かなり凹凸の激しいグラマラスな身体を、黒い革鎧で覆っている。
さらに目立っているのは、腕や胸元を覆う金属製の装甲だった。
ゴツゴツとした大きな籠手には、手甲の部分に茶色の石がはめ込まれている。
武器を持たない彼女が担当するのは、基本的に戦闘や行動の補助である。
もっとも、それにあまり似つかわしくない重々しい格好であるといえるが。
「ふん、余計な真似して足を引っ張らないでね。
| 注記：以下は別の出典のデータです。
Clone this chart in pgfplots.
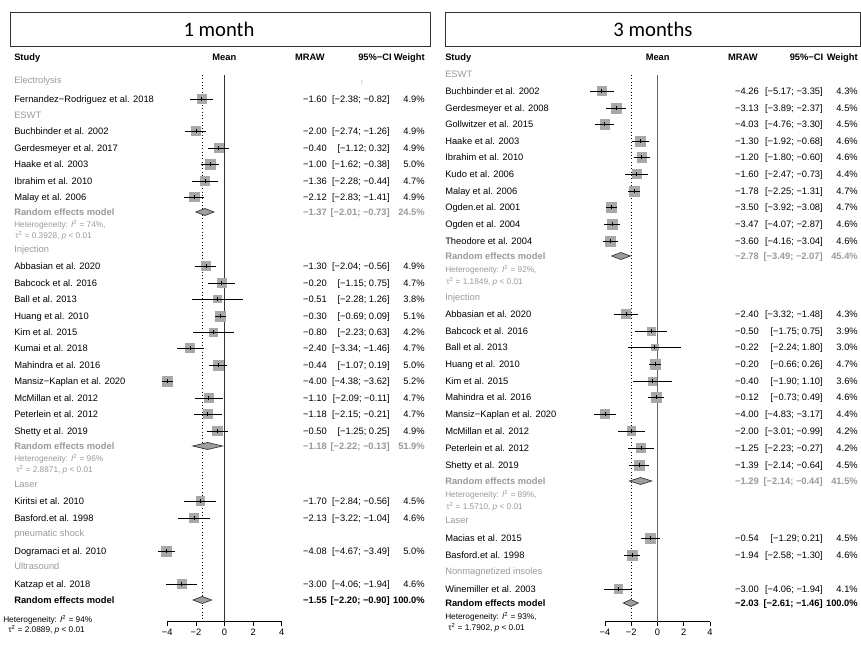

私の仕事を増やすようなら、とっとと切り上げるわよ」
次いで口を挟んできたのは、首元が青い小さな鱗で覆われたラムメルラだ。
憎々しげな口調であるが、小柄で愛らしい見た目なのでさほど嫌味は感じ取れない。
その華奢な身体を包んでいるのは、細かい刺繍が施された白い神官衣である。
よく見ると飾りがついた裾や襟は淡い水色に染められ、波しぶきを表しているようにも見える。
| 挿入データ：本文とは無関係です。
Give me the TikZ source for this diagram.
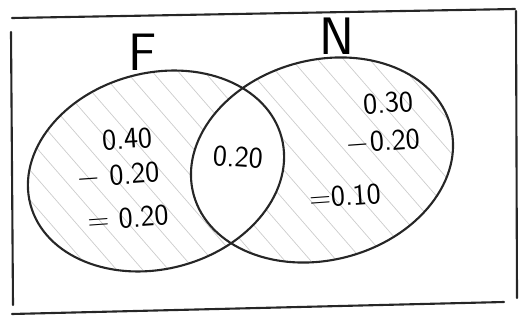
\documentclass[tikz,border=0pt]{standalone}
\usepackage{tikz}
\usetikzlibrary{positioning}

\tikzset{
  pen/.style={line width=1.2pt, black!85, line cap=round},
  hatch/.style={gray!40, line width=0.4pt},
  setlabel/.style={font=\sffamily\fontsize{30}{32}\selectfont, inner sep=0pt},
  value/.style={font=\sffamily\fontsize{17}{19}\selectfont, inner sep=0pt, rotate=4}
}

\begin{document}
\begin{tikzpicture}[x=0.02cm, y=-0.02cm]
\useasboundingbox (0,0) rectangle (520,320);
% frame
\draw[pen] (12,18) -- (515,9);
\draw[pen] (11,32) -- (13,305);
\draw[pen] (516,11) -- (517,298);
\draw[pen] (12,314) -- (504,302);
% hatching in F and N
\begin{scope}
  \clip[rotate around={15:(156,171)}] (156,171) ellipse [x radius=2.6cm, y radius=1.96cm];
  \foreach \s in {-300,-274,...,420} {
    \draw[hatch] (\s,0) -- ++(300,345);
  }
\end{scope}
\begin{scope}
  \clip[rotate around={15:(322,160)}] (322,160) ellipse [x radius=2.66cm, y radius=2.0cm];
  \foreach \s in {-150,-124,...,560} {
    \draw[hatch] (\s,0) -- ++(300,345);
  }
\end{scope}
% blank overlap
\begin{scope}
  \clip[rotate around={15:(156,171)}] (156,171) ellipse [x radius=2.6cm, y radius=1.96cm];
  \fill[white, rotate around={15:(322,160)}] (322,160) ellipse [x radius=2.66cm, y radius=2.0cm];
\end{scope}
% the two sets
\draw[pen, rotate around={15:(156,171)}] (156,171) ellipse [x radius=2.6cm, y radius=1.96cm];
\draw[pen, rotate around={15:(322,160)}] (322,160) ellipse [x radius=2.66cm, y radius=2.0cm];
\node[setlabel] (labF) at (143,52) {F};
\node[setlabel] (labN) at (337,36) {N};
% F only
\node[value] (fa) at (127,139) {0.40};
\node[value] (fb) at (118,176) {$-$ 0.20};
\node[value] (fc) at (128,218) {= 0.20};
% both
\node[value, rotate=-8] (fn) at (238,157) {0.20};
% N only
\node[value] (na) at (388,103) {0.30};
\node[value] (nb) at (383,142) {$-$0.20};
\node[value] (nc) at (345,196) {=0.10};
\end{tikzpicture}
\end{document}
水使いであるラムメルラの仕事は、当然ながら治療と回復。
さらに状態異常の予防までも受け持っているらしい。
「だから、あんたは黙ってそれ持ってついてくるだけでいいの。足手まといでもそれくらいならできるでしょ」
少女が手にした杖で指し示したのは、トールの持つ大きな背嚢であった。
肩紐が二本ついており、背中にしっかり担げるようになっている。
今回、施療神殿の関係者がいるので、トールの<復元>は限定的な効果しか明らかにしていない。
具体的には魔力の補充ができるといった程度である。
そのためトールに与えられた主な役割は、パーティのための労働係。
つまり荷運びであった。
不意に体を斜めに押し付けられるような感覚が襲ってくる。
どうやら目的地に近づいた飛竜が、高度を落とし旋回行動に入ったようだ。
おかげで地上の光景が、ハッキリと目に飛び込んでくる。
かつて境界街を守っていた外壁は、まだ辛うじて形を保っていた。
しかしその上辺はあちこちが崩れ、鋸刃のようになってしまっている。
街中の建物も、多くは輪郭を失い壁や柱だけが残っていた。
石畳の大半も掘り返され、茶色い土が剥き出しになっている。
その地面がうごめいていた。
いや動いているのは、大地だけではなかった。
外壁や家の残骸にも、無数の茶色が群がっている。
それらは、モンスターの集まりだった。
三節に分かれた体と、それを支える六本の脚。
頭部から伸びる触角と、突き出した長い顎。
廃墟を埋め尽くしていたのは、巨大な蟻どもの群れであった。